In performing its duties, the Committee shall have the authority, at the Company's expense, to retain, hire, and obtain advice, reports or opinions from internal or external legal counsel, search firms and expert advisors to assist with the execution of the Committee’s duties and responsibilities as set forth in this charter or applicable law, or delegated to the Committee by the Board.
The Committee will meet as often as may be deemed necessary or appropriate, in its judgment, in order to fulfill its responsibilities, but not less than two times a year. The Committee may meet either in person or telephonically, and at such times and places as the Committee determines. The Committee may establish its own meeting schedule, which it will provide to the Board.

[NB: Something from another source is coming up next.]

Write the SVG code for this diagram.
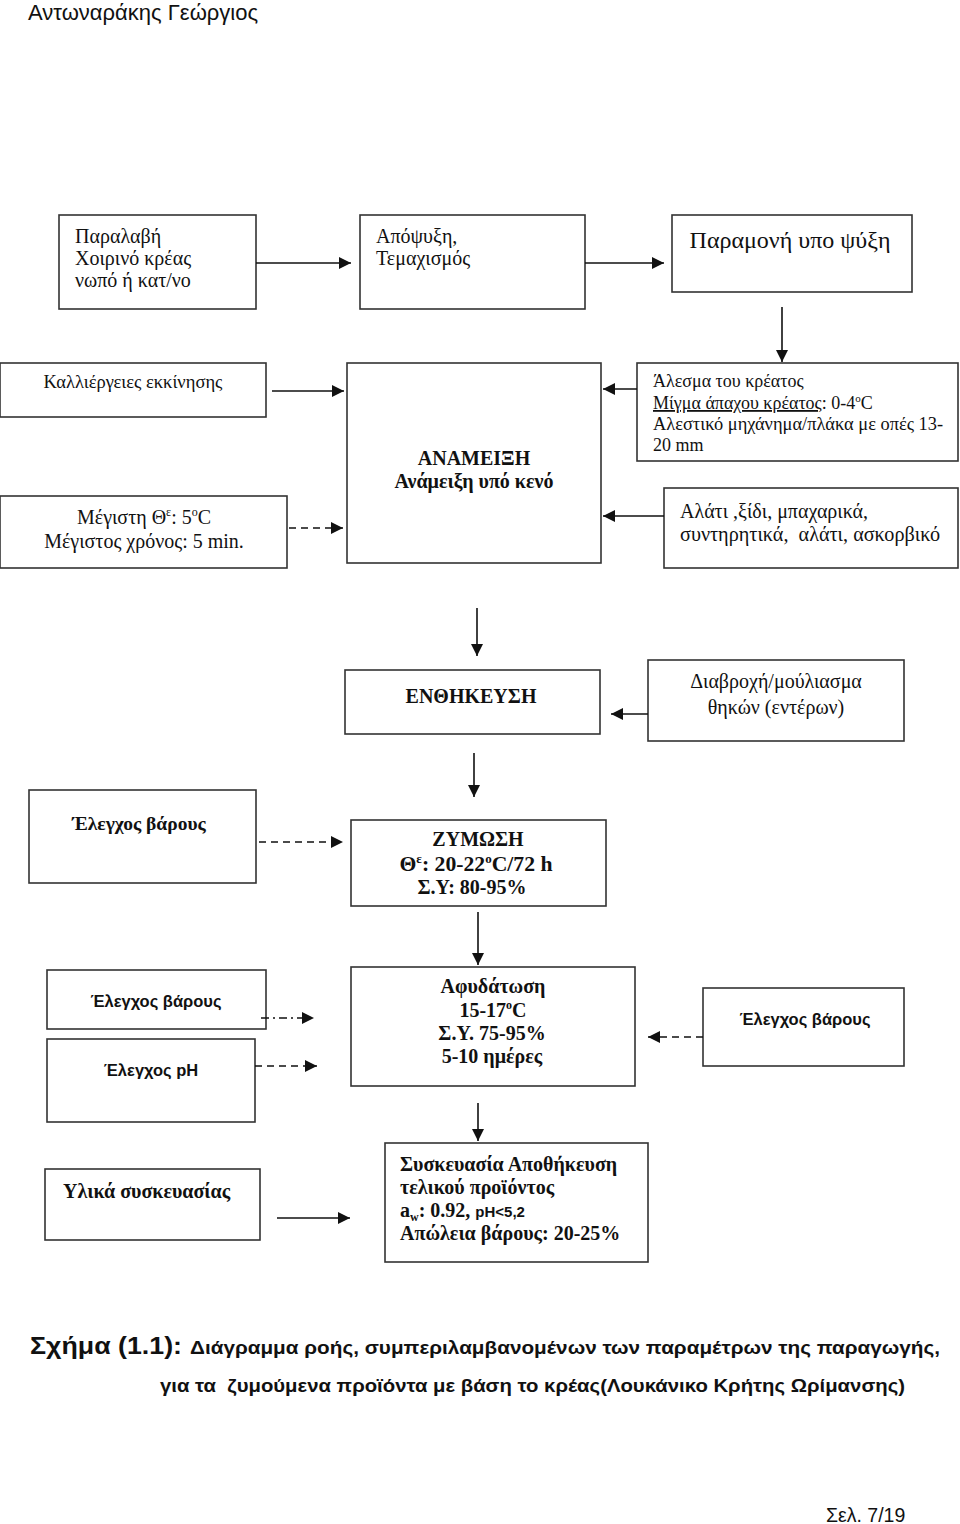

The Committee may invite to its meetings other Board members, Company management and such other persons as the Committee deems appropriate in order to carry out its responsibilities. The chairperson of the Committee shall preside at each meeting; if a chairperson is not designated or present, an acting chair may be designated by the Committee members present.
The Committee will maintain written minutes of its meetings, which will be filed with the minutes of the meetings of the Board.
The Chair of the Committee shall make regular reports to the full Board on the actions and recommendations of the Committee.
Members of the Committee shall receive such fees, if any, for their service as Committee members as may be determined by the Board in its sole discretion.